■ **AVAILABLE DATA**:

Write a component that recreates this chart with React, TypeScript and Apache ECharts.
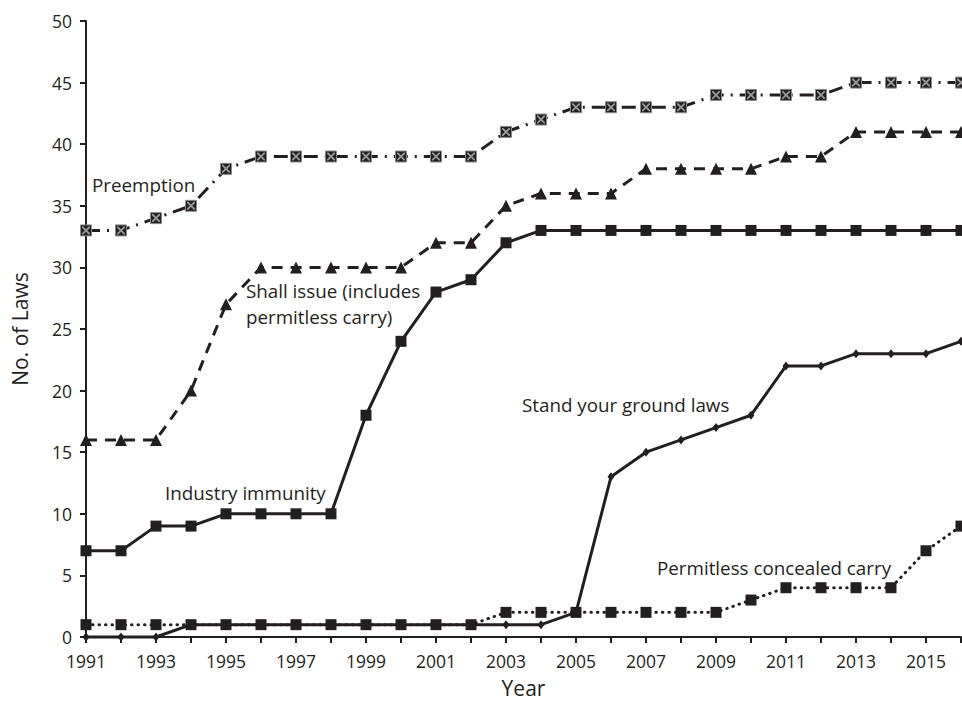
import React, { useEffect, useRef } from "react";
import * as echarts from "echarts";

const years = [
  "1991", "1992", "1993", "1994", "1995", "1996", "1997", "1998", "1999", "2000",
  "2001", "2002", "2003", "2004", "2005", "2006", "2007", "2008", "2009", "2010",
  "2011", "2012", "2013", "2014", "2015", "2016",
];
const preemption = [33, 33, 34, 35, 38, 39, 39, 39, 39, 39, 39, 39, 41, 42, 43, 43, 43, 43, 44, 44, 44, 44, 45, 45, 45, 45];
const shallIssue = [16, 16, 16, 20, 27, 30, 30, 30, 30, 30, 32, 32, 35, 36, 36, 36, 38, 38, 38, 38, 39, 39, 41, 41, 41, 41];
const industryImmunity = [7, 7, 9, 9, 10, 10, 10, 10, 18, 24, 28, 29, 32, 33, 33, 33, 33, 33, 33, 33, 33, 33, 33, 33, 33, 33];
const standYourGround = [0, 0, 0, 1, 1, 1, 1, 1, 1, 1, 1, 1, 1, 1, 2, 13, 15, 16, 17, 18, 22, 22, 23, 23, 23, 24];
const permitlessCarry = [1, 1, 1, 1, 1, 1, 1, 1, 1, 1, 1, 1, 2, 2, 2, 2, 2, 2, 2, 3, 4, 4, 4, 4, 7, 9];

const INK = "#231f20";
const FONT = "'Open Sans', 'Noto Sans', sans-serif";

const X_PATH =
  "path://M0,0 L1.6,0 L5,3.4 L8.4,0 L10,0 L10,1.6 L6.6,5 L10,8.4 L10,10 L8.4,10 L5,6.6 L1.6,10 L0,10 L0,8.4 L3.4,5 L0,1.6 Z";

export default function App() {
  const ref = useRef<HTMLDivElement>(null);
  useEffect(() => {
    if (!ref.current) return;
    const chart = echarts.init(ref.current, null, { renderer: "svg" });
    const textStyle = (t: string, x: number, y: number) => ({
      type: "text",
      left: x,
      top: y,
      style: { text: t, fill: INK, font: `18.8px ${FONT}`, lineHeight: 26 },
    });
    chart.setOption({
      animation: false,
      backgroundColor: "#ffffff",
      grid: { left: 86, right: 1, top: 21, bottom: 67, containLabel: false },
      xAxis: {
        type: "category",
        data: years,
        boundaryGap: false,
        name: "Year",
        nameLocation: "middle",
        nameGap: 40,
        nameTextStyle: { color: INK, fontSize: 21, fontFamily: FONT },
        axisLine: { lineStyle: { color: INK, width: 2 } },
        axisTick: { show: true, interval: 0, length: 6, lineStyle: { color: INK, width: 2 } },
        axisLabel: { interval: 1, color: INK, fontSize: 17.5, fontFamily: FONT, margin: 15 },
        splitLine: { show: false },
      },
      yAxis: {
        type: "value",
        min: 0,
        max: 50,
        interval: 5,
        name: "No. of Laws",
        nameLocation: "middle",
        nameGap: 56,
        nameTextStyle: { color: INK, fontSize: 21, fontFamily: FONT },
        axisLine: { show: true, lineStyle: { color: INK, width: 2 } },
        axisTick: { show: true, length: 6, lineStyle: { color: INK, width: 2 } },
        axisLabel: { color: INK, fontSize: 17.5, fontFamily: FONT, margin: 14 },
        splitLine: { show: false },
      },
      series: [
        {
          name: "Preemption",
          type: "line",
          data: preemption,
          symbol: "rect",
          symbolSize: 11,
          clip: false,
          itemStyle: { color: INK, borderColor: "#8a8a8a", borderWidth: 1 },
          lineStyle: { color: INK, width: 3, type: [14, 7, 2, 7] },
        },
        {
          name: "PreemptionX",
          type: "line",
          data: preemption,
          symbol: X_PATH,
          symbolSize: 8,
          clip: false,
          itemStyle: { color: "#9a9a9a" },
          lineStyle: { opacity: 0, width: 0 },
          silent: true,
        },
        {
          name: "Shall issue",
          type: "line",
          data: shallIssue,
          symbol: "triangle",
          symbolSize: 12,
          clip: false,
          itemStyle: { color: INK },
          lineStyle: { color: INK, width: 3, type: [11, 8] },
        },
        {
          name: "Industry immunity",
          type: "line",
          data: industryImmunity,
          symbol: "rect",
          symbolSize: 11,
          clip: false,
          itemStyle: { color: INK },
          lineStyle: { color: INK, width: 3 },
        },
        {
          name: "Stand your ground laws",
          type: "line",
          data: standYourGround,
          symbol: "diamond",
          symbolSize: [7, 9],
          clip: false,
          itemStyle: { color: INK },
          lineStyle: { color: INK, width: 3 },
        },
        {
          name: "Permitless concealed carry",
          type: "line",
          data: permitlessCarry,
          symbol: "rect",
          symbolSize: 11,
          clip: false,
          itemStyle: { color: INK },
          lineStyle: { color: INK, width: 3, type: [0.5, 6], cap: "round" },
        },
      ],
      graphic: [
        textStyle("Preemption", 92, 172),
        textStyle("Shall issue (includes\npermitless carry)", 246, 278),
        textStyle("Industry immunity", 165, 480),
        textStyle("Stand your ground laws", 522, 392),
        textStyle("Permitless concealed carry", 657, 555),
      ],
    });
    return () => chart.dispose();
  }, []);
  return (
    <div
      ref={ref}
      style={{ position: "absolute", left: 0, top: 0, width: 962, height: 704 }}
    />
  );
}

■ **PROBLEM DESCRIPTION**: Repeat the listing in full and exactly. Leave any pictures out.

■ **FINAL RESULT**:
Write a component that recreates this chart with React, TypeScript and Apache ECharts.
import React, { useEffect, useRef } from "react";
import * as echarts from "echarts";

const years = [
  "1991", "1992", "1993", "1994", "1995", "1996", "1997", "1998", "1999", "2000",
  "2001", "2002", "2003", "2004", "2005", "2006", "2007", "2008", "2009", "2010",
  "2011", "2012", "2013", "2014", "2015", "2016",
];
const preemption = [33, 33, 34, 35, 38, 39, 39, 39, 39, 39, 39, 39, 41, 42, 43, 43, 43, 43, 44, 44, 44, 44, 45, 45, 45, 45];
const shallIssue = [16, 16, 16, 20, 27, 30, 30, 30, 30, 30, 32, 32, 35, 36, 36, 36, 38, 38, 38, 38, 39, 39, 41, 41, 41, 41];
const industryImmunity = [7, 7, 9, 9, 10, 10, 10, 10, 18, 24, 28, 29, 32, 33, 33, 33, 33, 33, 33, 33, 33, 33, 33, 33, 33, 33];
const standYourGround = [0, 0, 0, 1, 1, 1, 1, 1, 1, 1, 1, 1, 1, 1, 2, 13, 15, 16, 17, 18, 22, 22, 23, 23, 23, 24];
const permitlessCarry = [1, 1, 1, 1, 1, 1, 1, 1, 1, 1, 1, 1, 2, 2, 2, 2, 2, 2, 2, 3, 4, 4, 4, 4, 7, 9];

const INK = "#231f20";
const FONT = "'Open Sans', 'Noto Sans', sans-serif";

const X_PATH =
  "path://M0,0 L1.6,0 L5,3.4 L8.4,0 L10,0 L10,1.6 L6.6,5 L10,8.4 L10,10 L8.4,10 L5,6.6 L1.6,10 L0,10 L0,8.4 L3.4,5 L0,1.6 Z";

export default function App() {
  const ref = useRef<HTMLDivElement>(null);
  useEffect(() => {
    if (!ref.current) return;
    const chart = echarts.init(ref.current, null, { renderer: "svg" });
    const textStyle = (t: string, x: number, y: number) => ({
      type: "text",
      left: x,
      top: y,
      style: { text: t, fill: INK, font: `18.8px ${FONT}`, lineHeight: 26 },
    });
    chart.setOption({
      animation: false,
      backgroundColor: "#ffffff",
      grid: { left: 86, right: 1, top: 21, bottom: 67, containLabel: false },
      xAxis: {
        type: "category",
        data: years,
        boundaryGap: false,
        name: "Year",
        nameLocation: "middle",
        nameGap: 40,
        nameTextStyle: { color: INK, fontSize: 21, fontFamily: FONT },
        axisLine: { lineStyle: { color: INK, width: 2 } },
        axisTick: { show: true, interval: 0, length: 6, lineStyle: { color: INK, width: 2 } },
        axisLabel: { interval: 1, color: INK, fontSize: 17.5, fontFamily: FONT, margin: 15 },
        splitLine: { show: false },
      },
      yAxis: {
        type: "value",
        min: 0,
        max: 50,
        interval: 5,
        name: "No. of Laws",
        nameLocation: "middle",
        nameGap: 56,
        nameTextStyle: { color: INK, fontSize: 21, fontFamily: FONT },
        axisLine: { show: true, lineStyle: { color: INK, width: 2 } },
        axisTick: { show: true, length: 6, lineStyle: { color: INK, width: 2 } },
        axisLabel: { color: INK, fontSize: 17.5, fontFamily: FONT, margin: 14 },
        splitLine: { show: false },
      },
      series: [
        {
          name: "Preemption",
          type: "line",
          data: preemption,
          symbol: "rect",
          symbolSize: 11,
          clip: false,
          itemStyle: { color: INK, borderColor: "#8a8a8a", borderWidth: 1 },
          lineStyle: { color: INK, width: 3, type: [14, 7, 2, 7] },
        },
        {
          name: "PreemptionX",
          type: "line",
          data: preemption,
          symbol: X_PATH,
          symbolSize: 8,
          clip: false,
          itemStyle: { color: "#9a9a9a" },
          lineStyle: { opacity: 0, width: 0 },
          silent: true,
        },
        {
          name: "Shall issue",
          type: "line",
          data: shallIssue,
          symbol: "triangle",
          symbolSize: 12,
          clip: false,
          itemStyle: { color: INK },
          lineStyle: { color: INK, width: 3, type: [11, 8] },
        },
        {
          name: "Industry immunity",
          type: "line",
          data: industryImmunity,
          symbol: "rect",
          symbolSize: 11,
          clip: false,
          itemStyle: { color: INK },
          lineStyle: { color: INK, width: 3 },
        },
        {
          name: "Stand your ground laws",
          type: "line",
          data: standYourGround,
          symbol: "diamond",
          symbolSize: [7, 9],
          clip: false,
          itemStyle: { color: INK },
          lineStyle: { color: INK, width: 3 },
        },
        {
          name: "Permitless concealed carry",
          type: "line",
          data: permitlessCarry,
          symbol: "rect",
          symbolSize: 11,
          clip: false,
          itemStyle: { color: INK },
          lineStyle: { color: INK, width: 3, type: [0.5, 6], cap: "round" },
        },
      ],
      graphic: [
        textStyle("Preemption", 92, 172),
        textStyle("Shall issue (includes\npermitless carry)", 246, 278),
        textStyle("Industry immunity", 165, 480),
        textStyle("Stand your ground laws", 522, 392),
        textStyle("Permitless concealed carry", 657, 555),
      ],
    });
    return () => chart.dispose();
  }, []);
  return (
    <div
      ref={ref}
      style={{ position: "absolute", left: 0, top: 0, width: 962, height: 704 }}
    />
  );
}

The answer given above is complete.